» YOUR GOAL
Give back every line exactly as it appears, pictures excluded.

» DATA PROVIDED
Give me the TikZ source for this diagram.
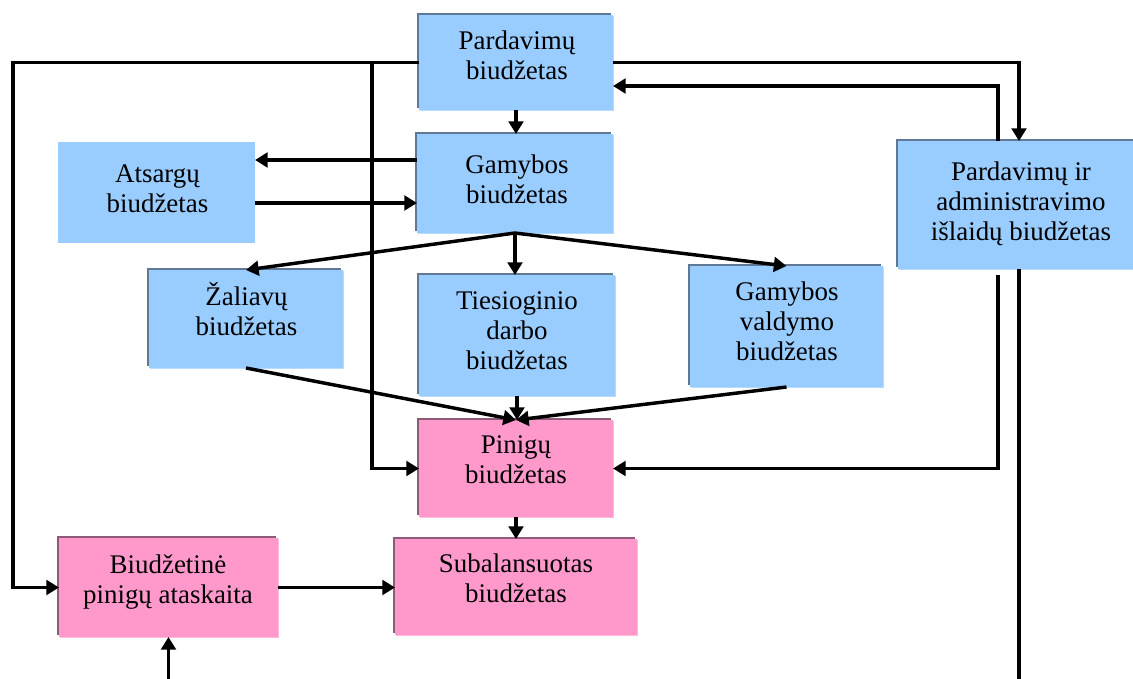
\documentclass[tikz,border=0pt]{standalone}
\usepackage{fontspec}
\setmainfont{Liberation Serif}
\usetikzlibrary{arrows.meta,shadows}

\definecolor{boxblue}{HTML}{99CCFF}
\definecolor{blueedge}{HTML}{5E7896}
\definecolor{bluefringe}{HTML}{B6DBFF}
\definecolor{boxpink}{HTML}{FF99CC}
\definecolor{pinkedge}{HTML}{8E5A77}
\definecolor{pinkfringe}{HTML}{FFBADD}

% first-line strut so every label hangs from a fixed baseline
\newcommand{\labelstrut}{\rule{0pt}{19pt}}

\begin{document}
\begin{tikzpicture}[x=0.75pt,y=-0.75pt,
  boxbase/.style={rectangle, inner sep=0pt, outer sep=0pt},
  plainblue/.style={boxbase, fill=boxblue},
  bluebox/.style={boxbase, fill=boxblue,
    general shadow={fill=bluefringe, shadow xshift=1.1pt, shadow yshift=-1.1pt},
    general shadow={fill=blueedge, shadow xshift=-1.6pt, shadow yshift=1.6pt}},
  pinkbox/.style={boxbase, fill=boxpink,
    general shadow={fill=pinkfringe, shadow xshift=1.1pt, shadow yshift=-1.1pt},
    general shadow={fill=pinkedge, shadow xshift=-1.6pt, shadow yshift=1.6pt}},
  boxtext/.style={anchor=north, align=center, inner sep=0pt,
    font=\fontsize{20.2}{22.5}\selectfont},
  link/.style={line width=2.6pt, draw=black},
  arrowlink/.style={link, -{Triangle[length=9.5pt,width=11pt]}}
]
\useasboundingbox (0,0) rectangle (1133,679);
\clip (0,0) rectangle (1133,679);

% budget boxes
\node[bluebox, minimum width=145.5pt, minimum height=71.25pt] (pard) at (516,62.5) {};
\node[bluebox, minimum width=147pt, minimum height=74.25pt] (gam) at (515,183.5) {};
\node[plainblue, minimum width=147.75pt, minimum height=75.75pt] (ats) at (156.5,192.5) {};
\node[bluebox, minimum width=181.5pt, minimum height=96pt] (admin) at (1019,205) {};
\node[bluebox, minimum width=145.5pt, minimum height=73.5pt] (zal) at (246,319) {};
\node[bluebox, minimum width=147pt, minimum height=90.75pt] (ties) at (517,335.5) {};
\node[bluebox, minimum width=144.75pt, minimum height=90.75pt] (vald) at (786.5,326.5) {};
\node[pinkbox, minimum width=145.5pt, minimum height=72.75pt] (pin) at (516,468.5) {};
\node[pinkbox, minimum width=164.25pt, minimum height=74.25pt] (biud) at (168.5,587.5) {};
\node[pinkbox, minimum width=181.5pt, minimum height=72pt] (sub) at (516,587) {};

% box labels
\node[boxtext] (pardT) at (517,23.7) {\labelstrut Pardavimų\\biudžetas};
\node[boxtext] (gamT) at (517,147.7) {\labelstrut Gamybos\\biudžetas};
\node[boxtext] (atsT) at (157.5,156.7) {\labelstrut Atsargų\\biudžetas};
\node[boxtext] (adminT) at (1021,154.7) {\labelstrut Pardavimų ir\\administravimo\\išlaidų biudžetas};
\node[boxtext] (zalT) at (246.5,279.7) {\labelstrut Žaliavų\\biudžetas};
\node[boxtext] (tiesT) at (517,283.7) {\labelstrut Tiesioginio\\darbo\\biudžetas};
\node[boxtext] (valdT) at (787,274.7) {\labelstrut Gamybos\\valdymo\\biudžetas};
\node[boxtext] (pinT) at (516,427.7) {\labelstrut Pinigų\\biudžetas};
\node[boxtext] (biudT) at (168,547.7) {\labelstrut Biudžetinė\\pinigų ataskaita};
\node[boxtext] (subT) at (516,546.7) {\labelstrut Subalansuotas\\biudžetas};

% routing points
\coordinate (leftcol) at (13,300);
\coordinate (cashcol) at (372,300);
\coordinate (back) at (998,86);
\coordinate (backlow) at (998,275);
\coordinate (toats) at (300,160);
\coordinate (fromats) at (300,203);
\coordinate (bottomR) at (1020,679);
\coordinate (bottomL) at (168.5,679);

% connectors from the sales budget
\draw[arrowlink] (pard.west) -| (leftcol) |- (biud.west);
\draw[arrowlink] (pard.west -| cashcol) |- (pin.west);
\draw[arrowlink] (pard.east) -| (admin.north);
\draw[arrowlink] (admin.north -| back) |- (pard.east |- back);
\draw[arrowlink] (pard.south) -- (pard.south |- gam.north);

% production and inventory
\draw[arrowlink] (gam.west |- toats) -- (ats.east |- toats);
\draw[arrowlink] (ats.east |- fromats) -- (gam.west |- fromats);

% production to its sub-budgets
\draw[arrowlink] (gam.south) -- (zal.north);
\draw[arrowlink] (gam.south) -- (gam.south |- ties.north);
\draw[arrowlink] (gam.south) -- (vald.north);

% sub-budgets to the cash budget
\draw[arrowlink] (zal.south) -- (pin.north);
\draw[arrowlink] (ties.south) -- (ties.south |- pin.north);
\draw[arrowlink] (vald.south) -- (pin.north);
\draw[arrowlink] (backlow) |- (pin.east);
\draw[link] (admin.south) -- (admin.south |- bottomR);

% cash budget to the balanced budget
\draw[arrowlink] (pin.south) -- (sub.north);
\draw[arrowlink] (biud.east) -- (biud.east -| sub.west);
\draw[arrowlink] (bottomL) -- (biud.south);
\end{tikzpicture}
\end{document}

» EXERCISE OUTPUT
Give me the TikZ source for this diagram.
\documentclass[tikz,border=0pt]{standalone}
\usepackage{fontspec}
\setmainfont{Liberation Serif}
\usetikzlibrary{arrows.meta,shadows}

\definecolor{boxblue}{HTML}{99CCFF}
\definecolor{blueedge}{HTML}{5E7896}
\definecolor{bluefringe}{HTML}{B6DBFF}
\definecolor{boxpink}{HTML}{FF99CC}
\definecolor{pinkedge}{HTML}{8E5A77}
\definecolor{pinkfringe}{HTML}{FFBADD}

% first-line strut so every label hangs from a fixed baseline
\newcommand{\labelstrut}{\rule{0pt}{19pt}}

\begin{document}
\begin{tikzpicture}[x=0.75pt,y=-0.75pt,
  boxbase/.style={rectangle, inner sep=0pt, outer sep=0pt},
  plainblue/.style={boxbase, fill=boxblue},
  bluebox/.style={boxbase, fill=boxblue,
    general shadow={fill=bluefringe, shadow xshift=1.1pt, shadow yshift=-1.1pt},
    general shadow={fill=blueedge, shadow xshift=-1.6pt, shadow yshift=1.6pt}},
  pinkbox/.style={boxbase, fill=boxpink,
    general shadow={fill=pinkfringe, shadow xshift=1.1pt, shadow yshift=-1.1pt},
    general shadow={fill=pinkedge, shadow xshift=-1.6pt, shadow yshift=1.6pt}},
  boxtext/.style={anchor=north, align=center, inner sep=0pt,
    font=\fontsize{20.2}{22.5}\selectfont},
  link/.style={line width=2.6pt, draw=black},
  arrowlink/.style={link, -{Triangle[length=9.5pt,width=11pt]}}
]
\useasboundingbox (0,0) rectangle (1133,679);
\clip (0,0) rectangle (1133,679);

% budget boxes
\node[bluebox, minimum width=145.5pt, minimum height=71.25pt] (pard) at (516,62.5) {};
\node[bluebox, minimum width=147pt, minimum height=74.25pt] (gam) at (515,183.5) {};
\node[plainblue, minimum width=147.75pt, minimum height=75.75pt] (ats) at (156.5,192.5) {};
\node[bluebox, minimum width=181.5pt, minimum height=96pt] (admin) at (1019,205) {};
\node[bluebox, minimum width=145.5pt, minimum height=73.5pt] (zal) at (246,319) {};
\node[bluebox, minimum width=147pt, minimum height=90.75pt] (ties) at (517,335.5) {};
\node[bluebox, minimum width=144.75pt, minimum height=90.75pt] (vald) at (786.5,326.5) {};
\node[pinkbox, minimum width=145.5pt, minimum height=72.75pt] (pin) at (516,468.5) {};
\node[pinkbox, minimum width=164.25pt, minimum height=74.25pt] (biud) at (168.5,587.5) {};
\node[pinkbox, minimum width=181.5pt, minimum height=72pt] (sub) at (516,587) {};

% box labels
\node[boxtext] (pardT) at (517,23.7) {\labelstrut Pardavimų\\biudžetas};
\node[boxtext] (gamT) at (517,147.7) {\labelstrut Gamybos\\biudžetas};
\node[boxtext] (atsT) at (157.5,156.7) {\labelstrut Atsargų\\biudžetas};
\node[boxtext] (adminT) at (1021,154.7) {\labelstrut Pardavimų ir\\administravimo\\išlaidų biudžetas};
\node[boxtext] (zalT) at (246.5,279.7) {\labelstrut Žaliavų\\biudžetas};
\node[boxtext] (tiesT) at (517,283.7) {\labelstrut Tiesioginio\\darbo\\biudžetas};
\node[boxtext] (valdT) at (787,274.7) {\labelstrut Gamybos\\valdymo\\biudžetas};
\node[boxtext] (pinT) at (516,427.7) {\labelstrut Pinigų\\biudžetas};
\node[boxtext] (biudT) at (168,547.7) {\labelstrut Biudžetinė\\pinigų ataskaita};
\node[boxtext] (subT) at (516,546.7) {\labelstrut Subalansuotas\\biudžetas};

% routing points
\coordinate (leftcol) at (13,300);
\coordinate (cashcol) at (372,300);
\coordinate (back) at (998,86);
\coordinate (backlow) at (998,275);
\coordinate (toats) at (300,160);
\coordinate (fromats) at (300,203);
\coordinate (bottomR) at (1020,679);
\coordinate (bottomL) at (168.5,679);

% connectors from the sales budget
\draw[arrowlink] (pard.west) -| (leftcol) |- (biud.west);
\draw[arrowlink] (pard.west -| cashcol) |- (pin.west);
\draw[arrowlink] (pard.east) -| (admin.north);
\draw[arrowlink] (admin.north -| back) |- (pard.east |- back);
\draw[arrowlink] (pard.south) -- (pard.south |- gam.north);

% production and inventory
\draw[arrowlink] (gam.west |- toats) -- (ats.east |- toats);
\draw[arrowlink] (ats.east |- fromats) -- (gam.west |- fromats);

% production to its sub-budgets
\draw[arrowlink] (gam.south) -- (zal.north);
\draw[arrowlink] (gam.south) -- (gam.south |- ties.north);
\draw[arrowlink] (gam.south) -- (vald.north);

% sub-budgets to the cash budget
\draw[arrowlink] (zal.south) -- (pin.north);
\draw[arrowlink] (ties.south) -- (ties.south |- pin.north);
\draw[arrowlink] (vald.south) -- (pin.north);
\draw[arrowlink] (backlow) |- (pin.east);
\draw[link] (admin.south) -- (admin.south |- bottomR);

% cash budget to the balanced budget
\draw[arrowlink] (pin.south) -- (sub.north);
\draw[arrowlink] (biud.east) -- (biud.east -| sub.west);
\draw[arrowlink] (bottomL) -- (biud.south);
\end{tikzpicture}
\end{document}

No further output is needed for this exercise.